Missing the Point of Missions Part III

In a recent comment stream, I had a gentleman who apparently does "church marketing" trying to convince me that church marketing and trying to be appealing can't be all bad if it gets people in church. I came across an article written by one of the men from 9Marks, Andy Johnson, titled "Pragmatism, Pragmatism Everywhere!" While his subject is primarily missions, I think it can also apply to evangelism very easily. I'm going to repost his three main points here and I commend the entire article to you.

Assuming the Bible Is Silent About “How”

Finally, it seems to me that many assume the Bible is silent on practice—the “how” of evangelism and church planting. Books and leaders don’t say this up front. But the fact that they do not carefully interact with Scripture to find, understand, and test missionary methods suggest as much. For example, if you never consult your Bible when changing the oil in your car it suggests that you don’t believe Scripture addresses the topic. And you’re right. Likewise, based on what’s been written and spoken about missions, or not, I take it that many missiologists and missionaries assume that Scripture is largely silent on that topic of the “how.”

Prior generations have made similar mistakes. We’re not the first people to affirm the authority and sufficiency of the Bible yet deny them in our methods. In his classic work of 1954, An Introduction to the Science of Missions the Dutch theologian and veteran missionary to Indonesia, J.H. Bavinck wrote,

The conclusion might easily be reached that the content of preaching is given in Scripture but that the manner of preaching, and the question of missionary approach, is a matter of personal tact and of applying oneself to the given circumstances.

He continues,

According to such a solution, the Bible provides the content, the “what” of preaching, but the manner, the “how” of preaching must be discovered otherwise.
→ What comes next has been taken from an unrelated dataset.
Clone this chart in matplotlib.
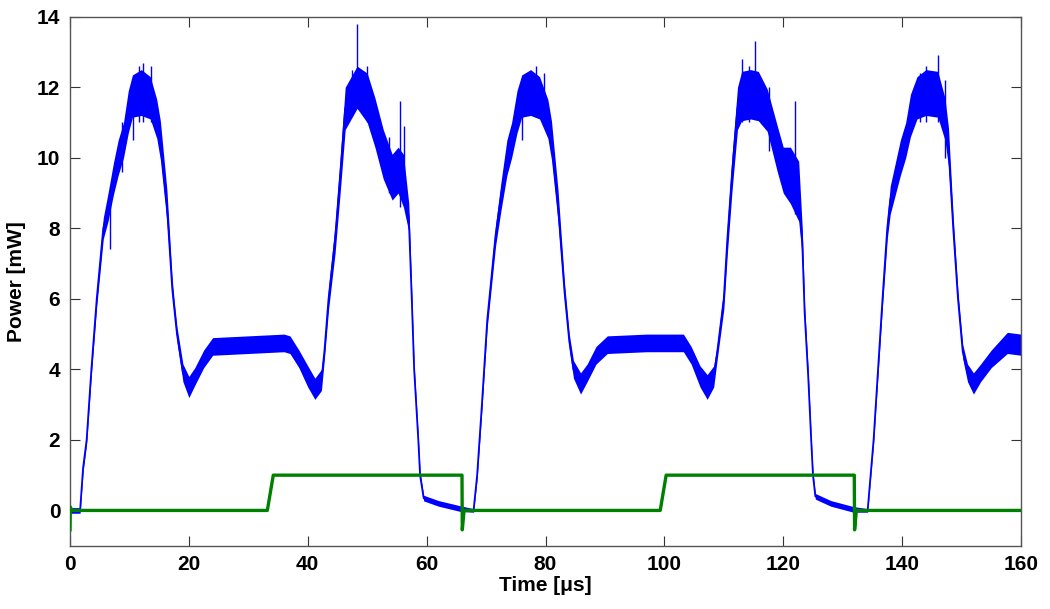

But Bavink calls such a solution “too simple” and suggests that

theoretical problems concerning principles, which can be answered by Scripture alone, lurk behind the countless practical problems which beset the church.[5]

When we deal with issues that touch on the heart of the biblical message (evangelism and the church) and yet act as though Scripture has little to say that’s practical, haven’t we fallen into the same error?